Women Caught in the Crossfire
When the Colombia-Venezuela border conflict broke out in 2015, it created a large-scale diplomatic and humanitarian crisis that affected individuals and separated families from both sides. Juanita found that women were the most vulnerable and “have suffered the impacts of borders most severely.” This prompted her to delve deeper into the realities and perils plaguing their daily life, and present them in her own visual style. “I have therefore decided that it is their legacy, wounds and present conditions that should be recorded in this first part of a project intended to be long-term.”
“For some, the border is the limit between Colombia and Venezuela. For others, it is an encounter with colonizers and their discrimination. There is an urgent need to recount the shocking tales of the most marginalized, like those that tell of drug addiction and child prostitution, common among Amorúa girls and teenagers in the departmental capital of Puerto Carreño. The landscape becomes darker still when we add to it the humanitarian crisis and breakdown taking place in Venezuela, which has led to a monumental increase in prostitution.”
A Human Rights Watch report from August 2019 backs up Juanita’s statement. Apart from violence and egregious abuses and health problems, Venezuelans who have fled to areas along the border also face other dangers. Women and girls have turned to sex work to support themselves are also at great risk of sex trafficking. “Humanitarian workers told us that Venezuelan women and girls in Arauca have been victims of sex trafficking. Earlier this year, two Venezuelan girls escaped from a brothel in Arauca, where the owners had taken their IDs and forced them to engage in prostitution. In Catatumbo, Venezuelan girls as young as 12 are in relationships where they exchange sex for as little as $2.”

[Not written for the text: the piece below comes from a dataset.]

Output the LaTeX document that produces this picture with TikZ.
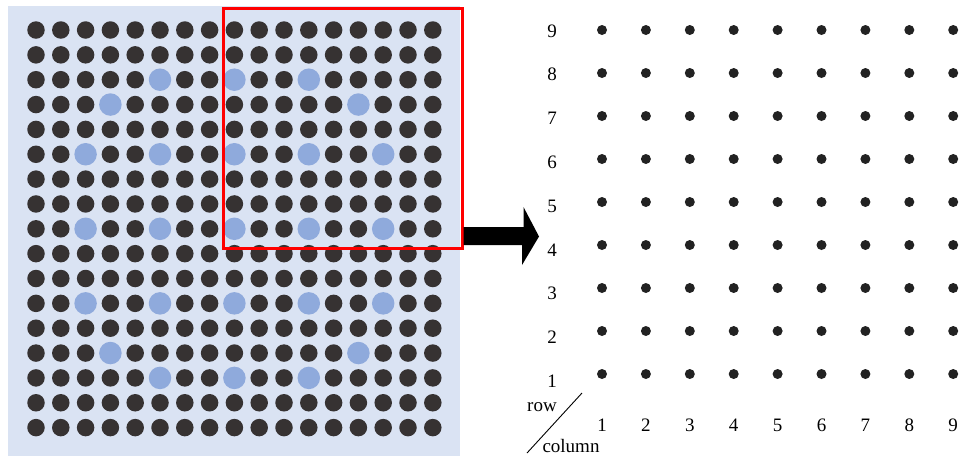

Traversing Orinoco and Its Perils
Juanita’s eponymous documentary story is set in the Orinoco River in the Colombian department of Vichada, which marks the border between rural Colombia and Venezuela. Specifically, she traverses 330 km out of the 2,200 km that span the border. She describes this area as “a vastness of earth that sows deliriums. A vastness of water that allows them to rush forth.”
She began her narrative by covering the stories of the indigenous women who share this territory — Sikuani, Amorúa, Piaroa, Puinave, Curripaco and Saliva — and the Venezuelan women and the plains women. “They populate the area around this border, as nomads or sedentary inhabitants and are the ones who guide us through these territories where they are always on the move, allowing us to become part of their memory. The flow is not only of indigenous people who travel as part of their tradition; there are also Venezuelan migrants seeking hope on this rural border of the Orinoco.”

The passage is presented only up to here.